Besides being a beautiful, historic setting for a major university and having the best-looking women in the SEC, the Classic City is small enough to be easy to get around in (except on game days, when football players won’t be driving anyway), and yet is second only to Atlanta in this region when it comes to entertainment and cultural offerings. National magazines have named it one of the best places in the nation to go to school, in no small part because of its internationally known music scene — it gave birth to the B-52’s and still is home to acts like R.E.M., Widespread Panic and Drive-By Truckers. (And Atlanta, with its glittering offerings, is only a little over an hour away.)

The local politics can be maddening, but Athens has big-city sophistication combined with small-town charm.
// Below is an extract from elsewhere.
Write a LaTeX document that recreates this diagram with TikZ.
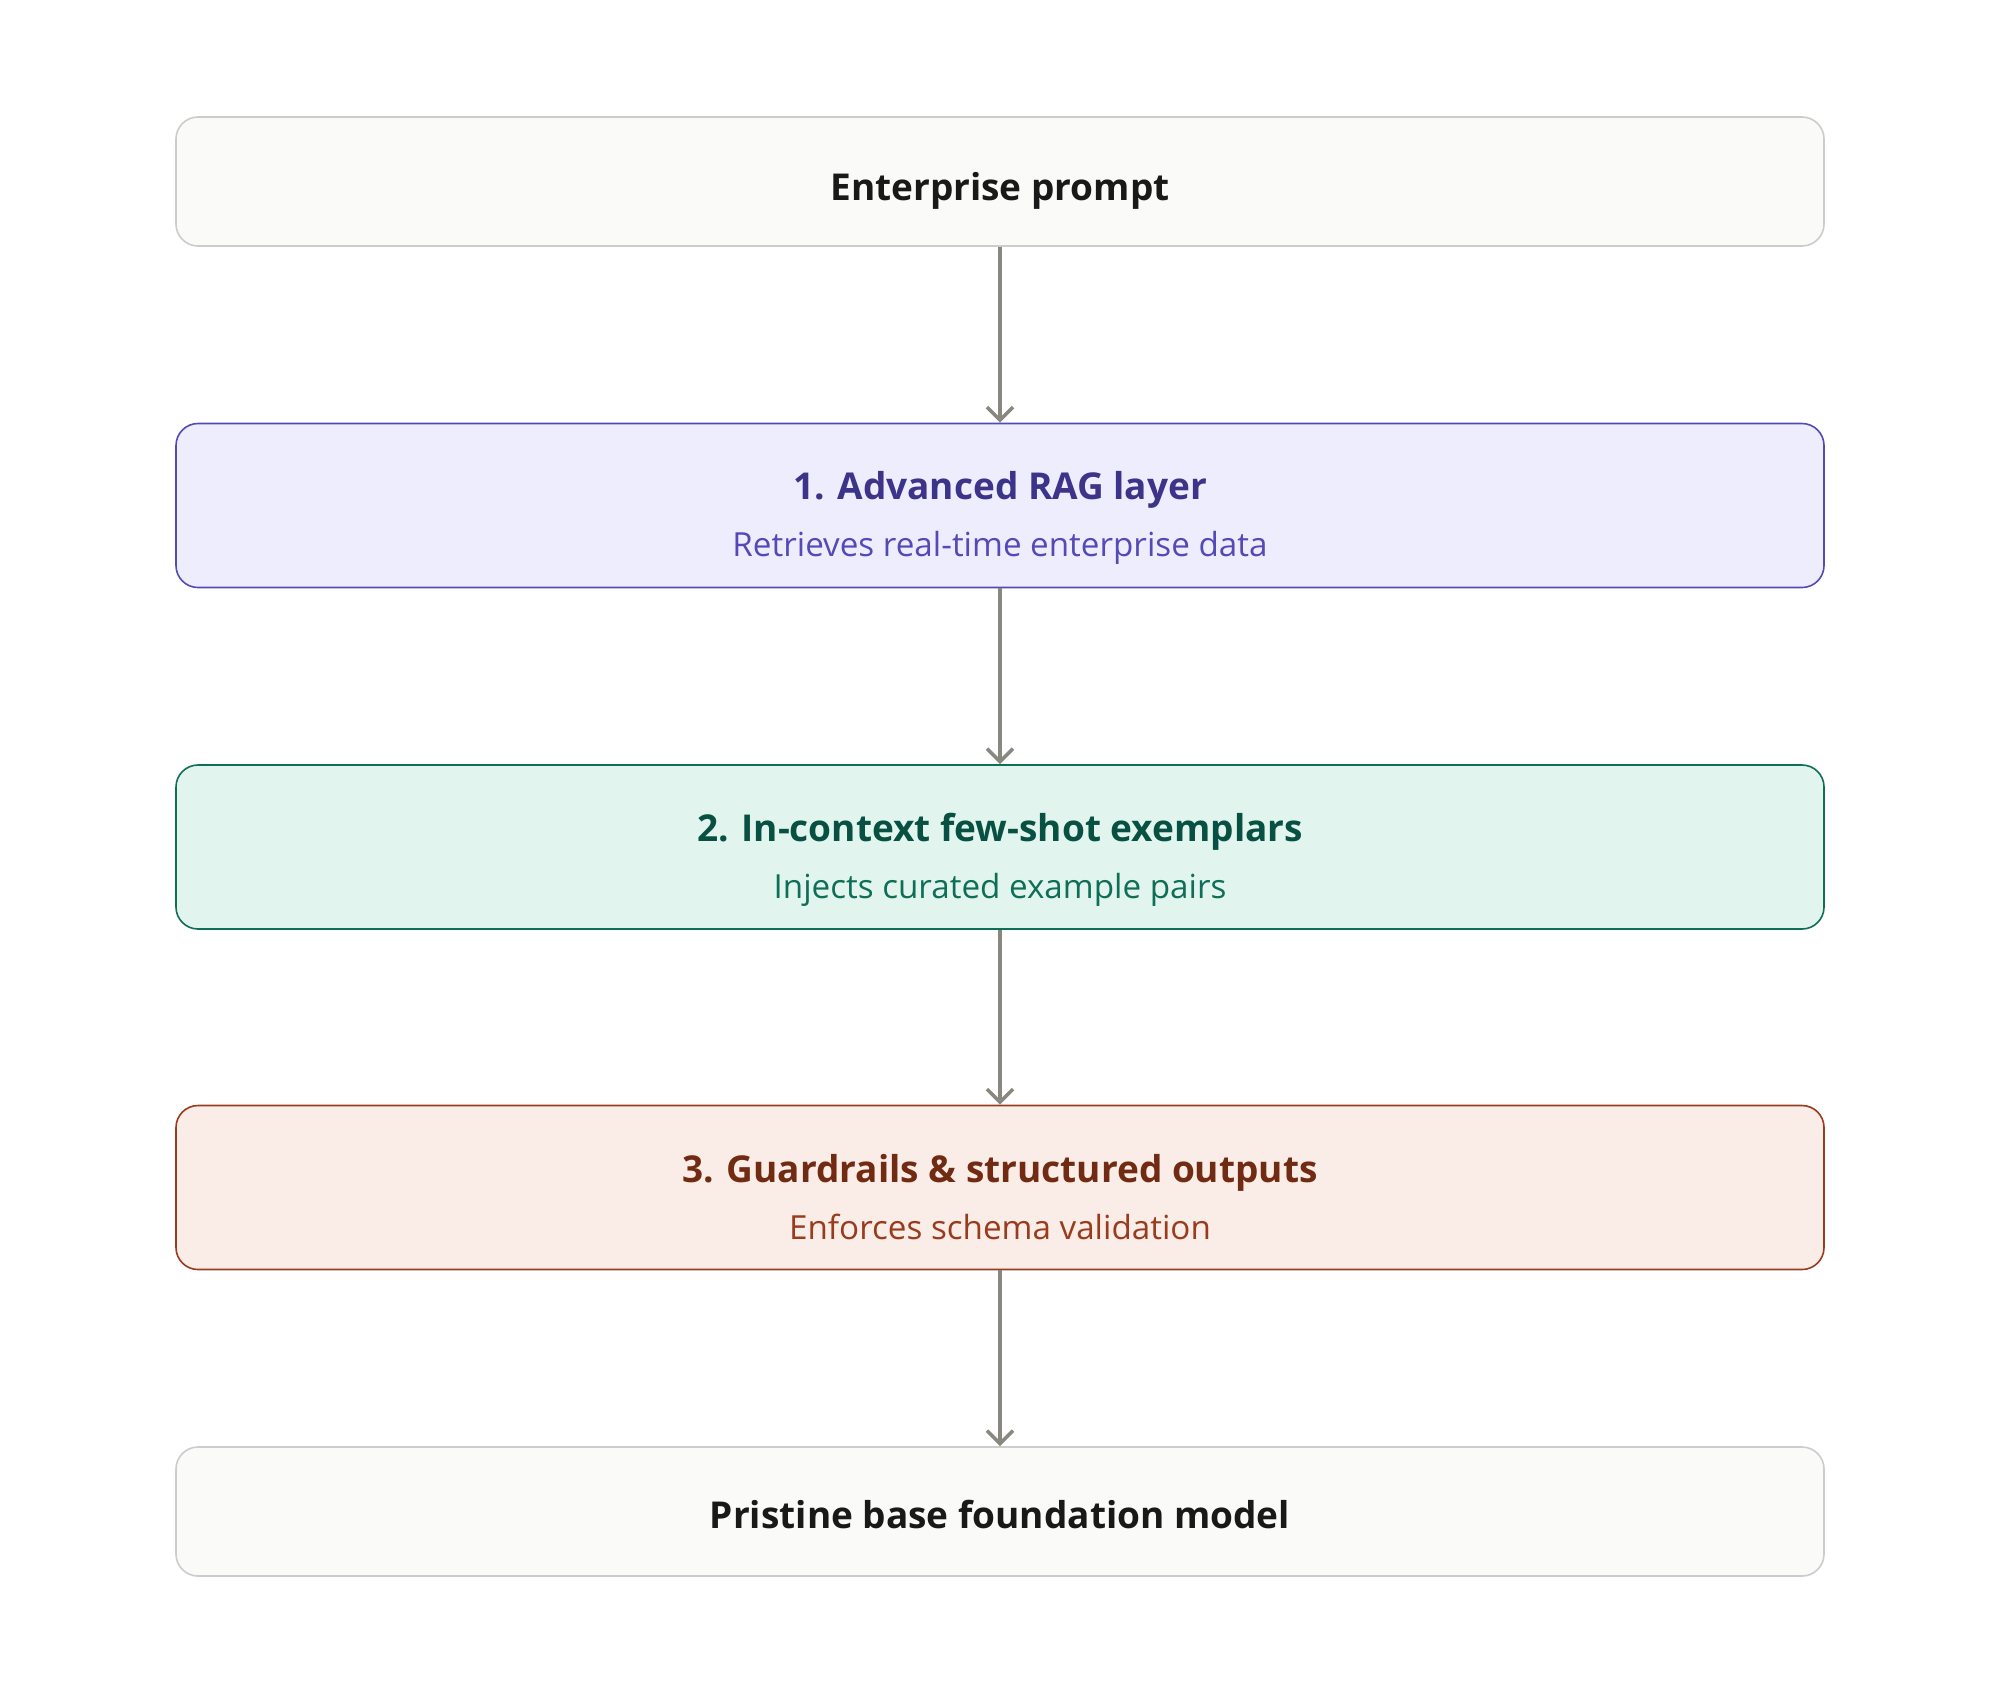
\documentclass[tikz,border=0pt]{standalone}
\usepackage{fontspec}
\setmainfont{Open Sans}
\usepackage{tikz}
\usetikzlibrary{arrows.meta}

\definecolor{plainfill}{HTML}{FAFAF8}
\definecolor{plaindraw}{HTML}{CCCCCA}
\definecolor{ragfill}{HTML}{EEEDFE}
\definecolor{ragdraw}{HTML}{534AB7}
\definecolor{ragtext}{HTML}{3C3489}
\definecolor{shotfill}{HTML}{E1F5EE}
\definecolor{shotdraw}{HTML}{0F6E56}
\definecolor{shottext}{HTML}{085041}
\definecolor{guardfill}{HTML}{FAECE7}
\definecolor{guarddraw}{HTML}{993C1D}
\definecolor{guardtext}{HTML}{712B13}
\definecolor{flowgray}{HTML}{888780}

\tikzset{
    layerbox/.style={rectangle, rounded corners=11pt, minimum width=824pt, line width=0.8pt},
    plainbox/.style={layerbox, minimum height=64.5pt, fill=plainfill, draw=plaindraw},
    stagebox/.style={layerbox, minimum height=82pt},
    headtext/.style={anchor=base, font=\fontsize{18.5}{22}\selectfont\bfseries},
    subtext/.style={anchor=base, font=\fontsize{16.6}{20}\selectfont},
    flow/.style={line width=1.8pt, color=flowgray, -{Straight Barb[length=6.5pt, width=13pt, line width=1.8pt]}}
}

\begin{document}
\begin{tikzpicture}
            [every node/.style={inner sep=0pt}]
                \useasboundingbox [fill=white] (0pt, 0pt) rectangle (1000pt, -847pt);
                \node (1) [plainbox] at (500pt, -90.75pt) {};
                \node (2) [stagebox, fill=ragfill, draw=ragdraw] at (500pt, -252.75pt) {};
                \node (3) [stagebox, fill=shotfill, draw=shotdraw] at (500pt, -423.5pt) {};
                \node (4) [stagebox, fill=guardfill, draw=guarddraw] at (500pt, -593.75pt) {};
                \node (5) [plainbox] at (500pt, -755.75pt) {};
                \node (1t) [headtext] at (500pt, -100pt) {\textcolor{black!90}{Enterprise prompt}};
                \node (2t) [headtext] at (500pt, -249.75pt) {\textcolor{ragtext}{1. Advanced RAG layer}};
                \node (2s) [subtext] at (500pt, -278.25pt) {\textcolor{ragdraw}{Retrieves real-time enterprise data}};
                \node (3t) [headtext] at (500pt, -420.5pt) {\textcolor{shottext}{2. In-context few-shot exemplars}};
                \node (3s) [subtext] at (500pt, -449pt) {\textcolor{shotdraw}{Injects curated example pairs}};
                \node (4t) [headtext] at (500pt, -591pt) {\textcolor{guardtext}{3. Guardrails \& structured outputs}};
                \node (4s) [subtext] at (500pt, -619.5pt) {\textcolor{guarddraw}{Enforces schema validation}};
                \node (5t) [headtext] at (500pt, -764pt) {\textcolor{black!90}{Pristine base foundation model}};
                \draw [flow] (1) to (2);
                \draw [flow] (2) to (3);
                \draw [flow] (3) to (4);
                \draw [flow] (4) to (5);
            \end{tikzpicture}
\end{document}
It’s a regional business and shopping hub and yet is mere minutes from rolling farmland, recreational lakes and gorgeous forests. (Heck, just a few blocks from the university is a beautiful hiking trail in parkland that used to be Fred Birchmore’s woods when I spent many a happy afternoon roaming there as a kid.)

And where else but in Athens’ Five Points can you enjoy the ridiculously cheap old-fashioned soda fountain treats dished up by Hal and the gang at Hodgson’s Pharmacy (where the UGA cheerleaders pay a good-luck visit to Coach Mike’s Corner before every home game), while next door rising-star chef Hugh Acheson is serving up his New Southern cuisine at Five & Ten, a restaurant so good that “metro” Atlanta claims it as one of its own!
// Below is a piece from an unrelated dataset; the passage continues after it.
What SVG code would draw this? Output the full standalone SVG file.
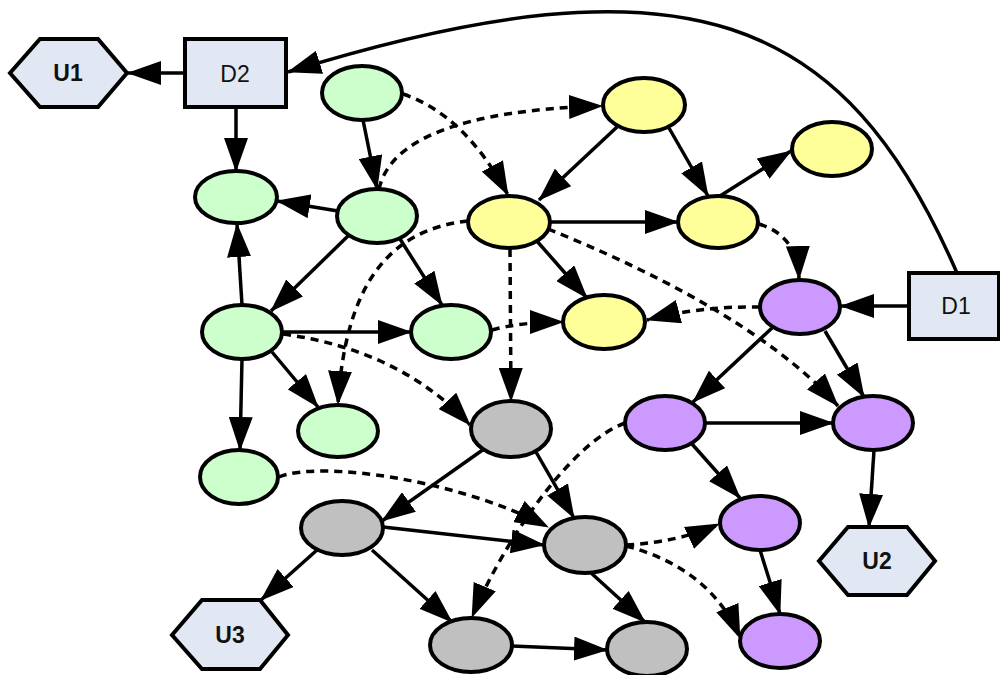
<svg xmlns="http://www.w3.org/2000/svg" width="1000" height="675" viewBox="0 0 1000 675">
<style>
.n{stroke:#000;stroke-width:4}
.g{fill:#ccffcc}.y{fill:#ffff99}.p{fill:#cc99ff}.r{fill:#c0c0c0}.b{fill:#e1e8f4}
.e{fill:none;stroke:#000;stroke-width:3.5;marker-end:url(#arr)}
.d{stroke-dasharray:8 6}
.lb{font-family:"Liberation Sans",Arial,sans-serif;font-size:23px;text-anchor:middle;fill:#111}
.bd{font-weight:bold}
</style>
<defs>
<marker id="arr" viewBox="0 0 34 24" refX="33" refY="12" markerWidth="34" markerHeight="24" markerUnits="userSpaceOnUse" orient="auto">
<path d="M0,0 L34,12 L0,24 z" fill="#000"/>
</marker>
</defs>
<rect width="1000" height="675" fill="#fff"/>
<g id="connectors">
<path class="e" d="M185,73 L128,73"/>
<path class="e" d="M236,107 L236,171"/>
<path class="e" d="M957,273 C845,15 689,-52 288,72"/>
<path class="e" d="M363,120 L377,189"/>
<path class="e" d="M338,211 L277,201"/>
<path class="e" d="M348,236 L271,311"/>
<path class="e" d="M400,239 L442,305"/>
<path class="e" d="M242,305 L237,224"/>
<path class="e" d="M282,332 L411,332"/>
<path class="e" d="M272,352 L318,407"/>
<path class="e" d="M242,359 L240,450"/>
<path class="e" d="M617,127 L539,200"/>
<path class="e" d="M669,128 L708,196"/>
<path class="e" d="M720,196 L791,151"/>
<path class="e" d="M550,222 L678,222"/>
<path class="e" d="M536,240 L587,298"/>
<path class="e" d="M909,306 L841,306"/>
<path class="e" d="M772,328 L693,402"/>
<path class="e" d="M825,331 L864,397"/>
<path class="e" d="M706,423 L833,423"/>
<path class="e" d="M692,444 L740,498"/>
<path class="e" d="M874,450 L869,527"/>
<path class="e" d="M760,550 L780,614"/>
<path class="e" d="M484,449 L382,521"/>
<path class="e" d="M536,452 L574,518"/>
<path class="e" d="M383,527 L544,545"/>
<path class="e" d="M317,550 L261,600"/>
<path class="e" d="M372,550 L452,622"/>
<path class="e" d="M590,572 L645,622"/>
<path class="e" d="M512,646 L607,650"/>
<path class="e d" d="M403,94 Q465,115 508,195"/>
<path class="e d" d="M379,189 C390,140 460,110 602,106"/>
<path class="e d" d="M468,221 C385,230 345,290 338,404"/>
<path class="e d" d="M492,330 Q520,322 563,322"/>
<path class="e d" d="M510,249 L511,401"/>
<path class="e d" d="M283,334 Q400,350 470,425"/>
<path class="e d" d="M548,229 C650,270 770,330 838,406"/>
<path class="e d" d="M759,224 C785,232 798,250 799,279"/>
<path class="e d" d="M760,307 Q700,306 647,320"/>
<path class="e d" d="M279,477 C320,460 460,480 548,527"/>
<path class="e d" d="M625,423 C570,443 503,543 472,617"/>
<path class="e d" d="M626,545 Q680,542 719,524"/>
<path class="e d" d="M626,546 C680,560 720,590 740,638"/>
</g>
<g id="U1"><polygon class="n b" points="10,73 40,39 98,39 127,73 98,107 40,107"/><text class="lb bd" x="68" y="81">U1</text></g>
<g id="D2"><rect class="n b" x="185" y="39" width="101" height="68"/><text class="lb" x="235" y="82">D2</text></g>
<g id="D1"><rect class="n b" x="909" y="273" width="90" height="66"/><text class="lb" x="956" y="314">D1</text></g>
<g id="U2"><polygon class="n b" points="819,561 848,527 907,527 935,561 907,595 848,595"/><text class="lb bd" x="877" y="569">U2</text></g>
<g id="U3"><polygon class="n b" points="172,635 202,600 260,600 288,635 260,669 202,669"/><text class="lb bd" x="230" y="643">U3</text></g>
<g id="G1"><ellipse class="n g" cx="362" cy="93" rx="40" ry="27"/></g>
<g id="G2"><ellipse class="n g" cx="236" cy="197" rx="41" ry="26"/></g>
<g id="G3"><ellipse class="n g" cx="377" cy="216" rx="40" ry="27"/></g>
<g id="G4"><ellipse class="n g" cx="242" cy="332" rx="40" ry="27"/></g>
<g id="G5"><ellipse class="n g" cx="451" cy="332" rx="40" ry="27"/></g>
<g id="G6"><ellipse class="n g" cx="338" cy="431" rx="40" ry="26"/></g>
<g id="G7"><ellipse class="n g" cx="239" cy="477" rx="39" ry="27"/></g>
<g id="Y1"><ellipse class="n y" cx="644" cy="105" rx="41" ry="27"/></g>
<g id="Y2"><ellipse class="n y" cx="832" cy="149" rx="40" ry="27"/></g>
<g id="Y3"><ellipse class="n y" cx="509" cy="222" rx="41" ry="26"/></g>
<g id="Y4"><ellipse class="n y" cx="718" cy="222" rx="40" ry="26"/></g>
<g id="Y5"><ellipse class="n y" cx="604" cy="322" rx="41" ry="27"/></g>
<g id="P1"><ellipse class="n p" cx="800" cy="307" rx="40" ry="27"/></g>
<g id="P2"><ellipse class="n p" cx="665" cy="423" rx="40" ry="27"/></g>
<g id="P3"><ellipse class="n p" cx="873" cy="423" rx="40" ry="27"/></g>
<g id="P4"><ellipse class="n p" cx="760" cy="523" rx="40" ry="27"/></g>
<g id="P5"><ellipse class="n p" cx="780" cy="641" rx="40" ry="27"/></g>
<g id="R1"><ellipse class="n r" cx="511" cy="429" rx="40" ry="28"/></g>
<g id="R2"><ellipse class="n r" cx="342" cy="528" rx="41" ry="27"/></g>
<g id="R3"><ellipse class="n r" cx="585" cy="545" rx="41" ry="28"/></g>
<g id="R4"><ellipse class="n r" cx="471" cy="645" rx="41" ry="27"/></g>
<g id="R5"><ellipse class="n r" cx="647" cy="649" rx="40" ry="27"/></g>
</svg>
And all this in a town that attracts some of the world’s best cyclists each year for a race through the streets of downtown, which also plays host to music, art and human rights festivals.

I like the way retired UGA history prof Emory Thomas, a nationally renowned Civil War scholar, summed up Athens recently in the local paper when he was talking about his time living on Hill Street:

“I could stand on my front porch and next door was Bill Berry, the drummer with R.E.M.; catty-corner across the street was Dean Rusk, the former secretary of state; and another neighbor was Velena Vego, the booking agent with the 40 Watt Club. I could see Vic Chesnutt’s house, the folk singer and composer, and I could see the apartment of Bill McFeely, who won a Pulitzer prize for a biography on Ulysses S. Grant.”

“If you can do all that,” Thomas said, “the place can’t be all bad.”

On the contrary, sounds like a great place to go to school — and play college football!